┌──

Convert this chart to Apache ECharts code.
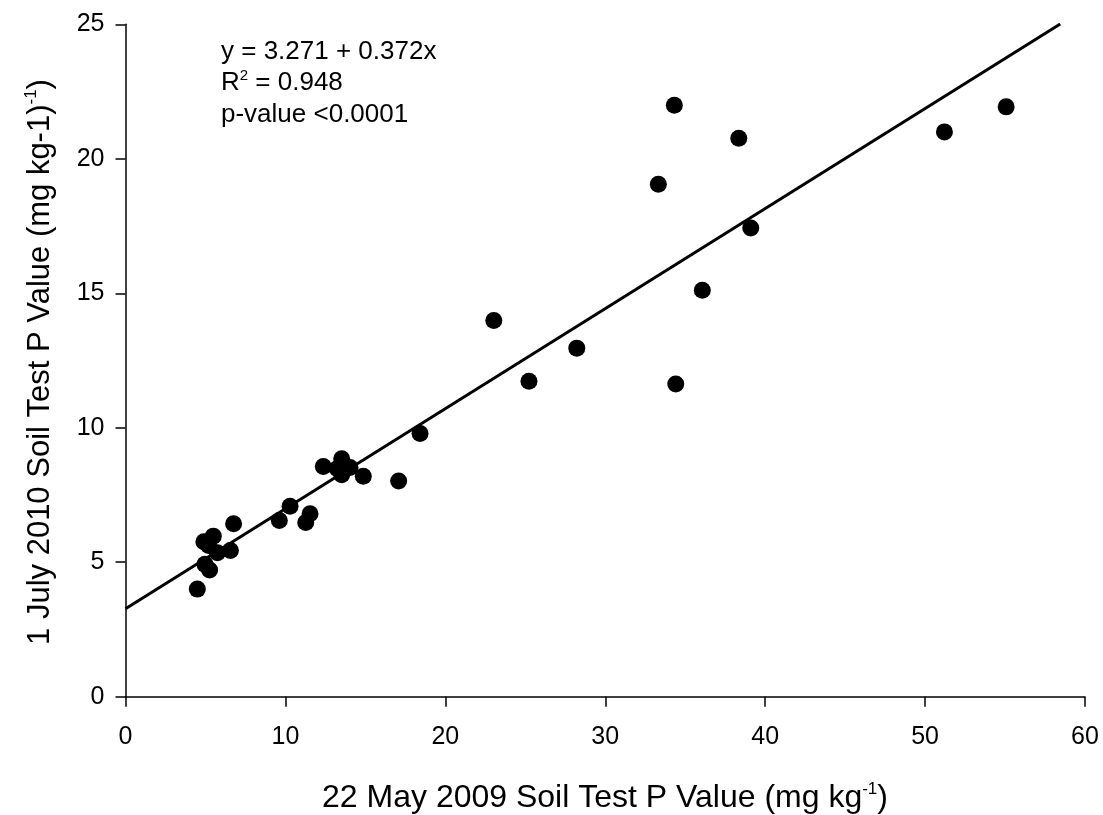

└──
┌──

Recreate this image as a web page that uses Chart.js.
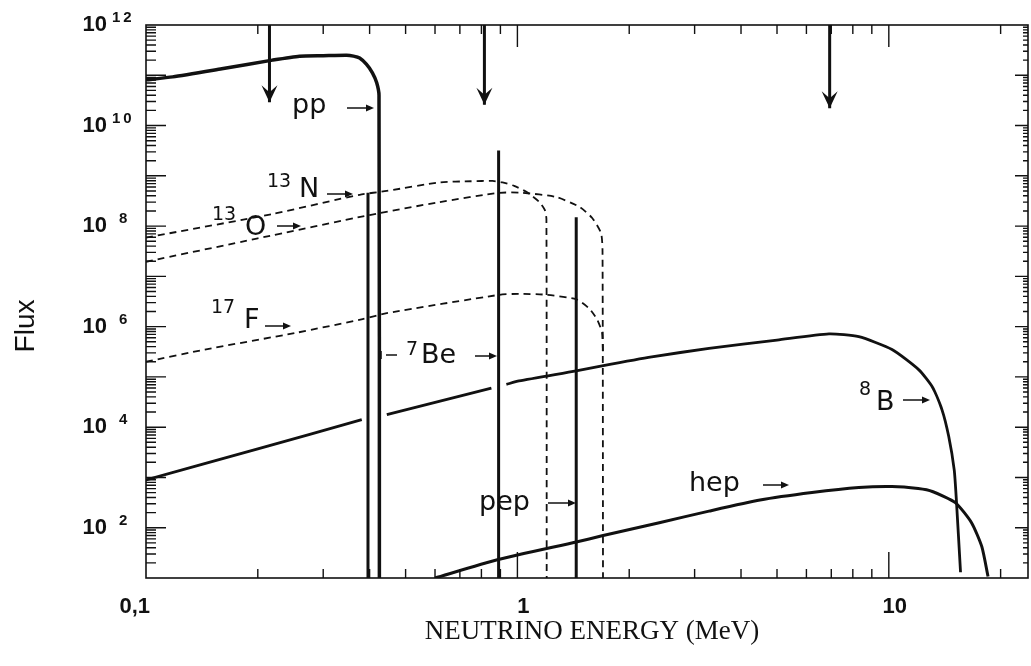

└──
┌──

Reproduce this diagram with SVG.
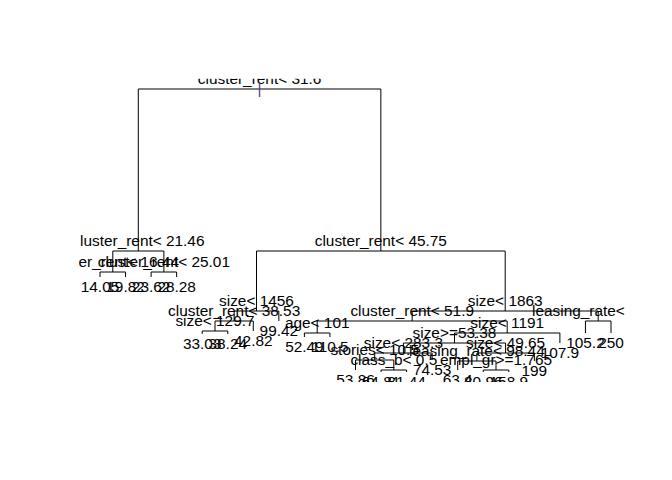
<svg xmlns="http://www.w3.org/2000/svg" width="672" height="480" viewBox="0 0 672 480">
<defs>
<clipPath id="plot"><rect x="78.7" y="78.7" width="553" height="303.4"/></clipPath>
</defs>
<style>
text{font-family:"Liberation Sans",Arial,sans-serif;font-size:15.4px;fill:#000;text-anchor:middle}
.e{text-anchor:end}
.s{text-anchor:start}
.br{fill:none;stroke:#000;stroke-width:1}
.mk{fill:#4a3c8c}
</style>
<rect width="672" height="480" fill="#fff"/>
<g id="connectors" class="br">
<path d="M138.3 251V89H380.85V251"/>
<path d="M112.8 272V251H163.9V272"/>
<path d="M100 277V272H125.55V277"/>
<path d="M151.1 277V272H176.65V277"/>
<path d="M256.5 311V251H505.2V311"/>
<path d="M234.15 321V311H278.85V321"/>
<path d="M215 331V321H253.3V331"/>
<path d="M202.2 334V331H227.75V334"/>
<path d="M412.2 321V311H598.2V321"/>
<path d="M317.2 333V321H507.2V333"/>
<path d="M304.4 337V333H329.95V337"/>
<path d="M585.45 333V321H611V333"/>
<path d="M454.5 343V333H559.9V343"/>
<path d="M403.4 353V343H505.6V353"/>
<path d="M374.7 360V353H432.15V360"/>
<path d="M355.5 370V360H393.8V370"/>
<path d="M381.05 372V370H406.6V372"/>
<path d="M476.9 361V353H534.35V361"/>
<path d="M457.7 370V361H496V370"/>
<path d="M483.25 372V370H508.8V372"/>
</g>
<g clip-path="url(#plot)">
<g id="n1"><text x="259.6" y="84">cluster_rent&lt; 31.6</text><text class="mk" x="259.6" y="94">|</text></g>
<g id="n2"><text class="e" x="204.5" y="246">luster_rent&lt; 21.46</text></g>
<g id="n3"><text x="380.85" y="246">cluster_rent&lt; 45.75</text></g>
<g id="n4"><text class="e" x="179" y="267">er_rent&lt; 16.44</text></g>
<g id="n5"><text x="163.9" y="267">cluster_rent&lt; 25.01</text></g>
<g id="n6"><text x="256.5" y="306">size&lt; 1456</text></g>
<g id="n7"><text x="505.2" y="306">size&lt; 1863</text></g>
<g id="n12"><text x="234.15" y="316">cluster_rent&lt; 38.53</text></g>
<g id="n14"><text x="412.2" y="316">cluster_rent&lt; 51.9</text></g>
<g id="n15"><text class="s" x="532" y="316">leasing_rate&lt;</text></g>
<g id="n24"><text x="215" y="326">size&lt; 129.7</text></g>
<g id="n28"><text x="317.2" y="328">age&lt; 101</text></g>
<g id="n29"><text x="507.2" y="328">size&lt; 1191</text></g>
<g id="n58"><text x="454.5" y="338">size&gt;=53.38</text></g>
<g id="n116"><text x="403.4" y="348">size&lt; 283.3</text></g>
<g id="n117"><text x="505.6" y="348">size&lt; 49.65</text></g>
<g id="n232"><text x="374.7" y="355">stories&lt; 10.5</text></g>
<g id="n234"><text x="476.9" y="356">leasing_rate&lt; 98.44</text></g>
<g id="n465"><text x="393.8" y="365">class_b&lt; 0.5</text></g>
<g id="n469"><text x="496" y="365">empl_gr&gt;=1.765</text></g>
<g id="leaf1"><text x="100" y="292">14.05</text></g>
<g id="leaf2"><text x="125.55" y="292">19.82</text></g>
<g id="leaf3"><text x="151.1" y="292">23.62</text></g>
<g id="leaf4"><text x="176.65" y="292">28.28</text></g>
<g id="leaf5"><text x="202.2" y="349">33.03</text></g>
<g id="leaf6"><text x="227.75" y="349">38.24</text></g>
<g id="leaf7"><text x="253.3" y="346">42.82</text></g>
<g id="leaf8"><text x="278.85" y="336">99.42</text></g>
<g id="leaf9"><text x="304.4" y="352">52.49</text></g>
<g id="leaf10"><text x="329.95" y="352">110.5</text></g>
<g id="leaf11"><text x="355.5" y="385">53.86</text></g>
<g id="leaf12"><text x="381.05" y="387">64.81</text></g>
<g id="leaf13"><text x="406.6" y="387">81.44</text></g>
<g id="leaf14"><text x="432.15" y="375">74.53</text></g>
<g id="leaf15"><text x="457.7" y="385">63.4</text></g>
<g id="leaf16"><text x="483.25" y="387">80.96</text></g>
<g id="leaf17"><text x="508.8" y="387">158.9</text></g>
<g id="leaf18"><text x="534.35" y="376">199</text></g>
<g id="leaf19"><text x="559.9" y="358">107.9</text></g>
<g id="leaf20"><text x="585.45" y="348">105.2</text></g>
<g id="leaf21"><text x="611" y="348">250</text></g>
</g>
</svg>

└──

Return each line in the records that holds the string "this".

__THE RESULT__
Convert this chart to Apache ECharts code.
Recreate this image as a web page that uses Chart.js.
Reproduce this diagram with SVG.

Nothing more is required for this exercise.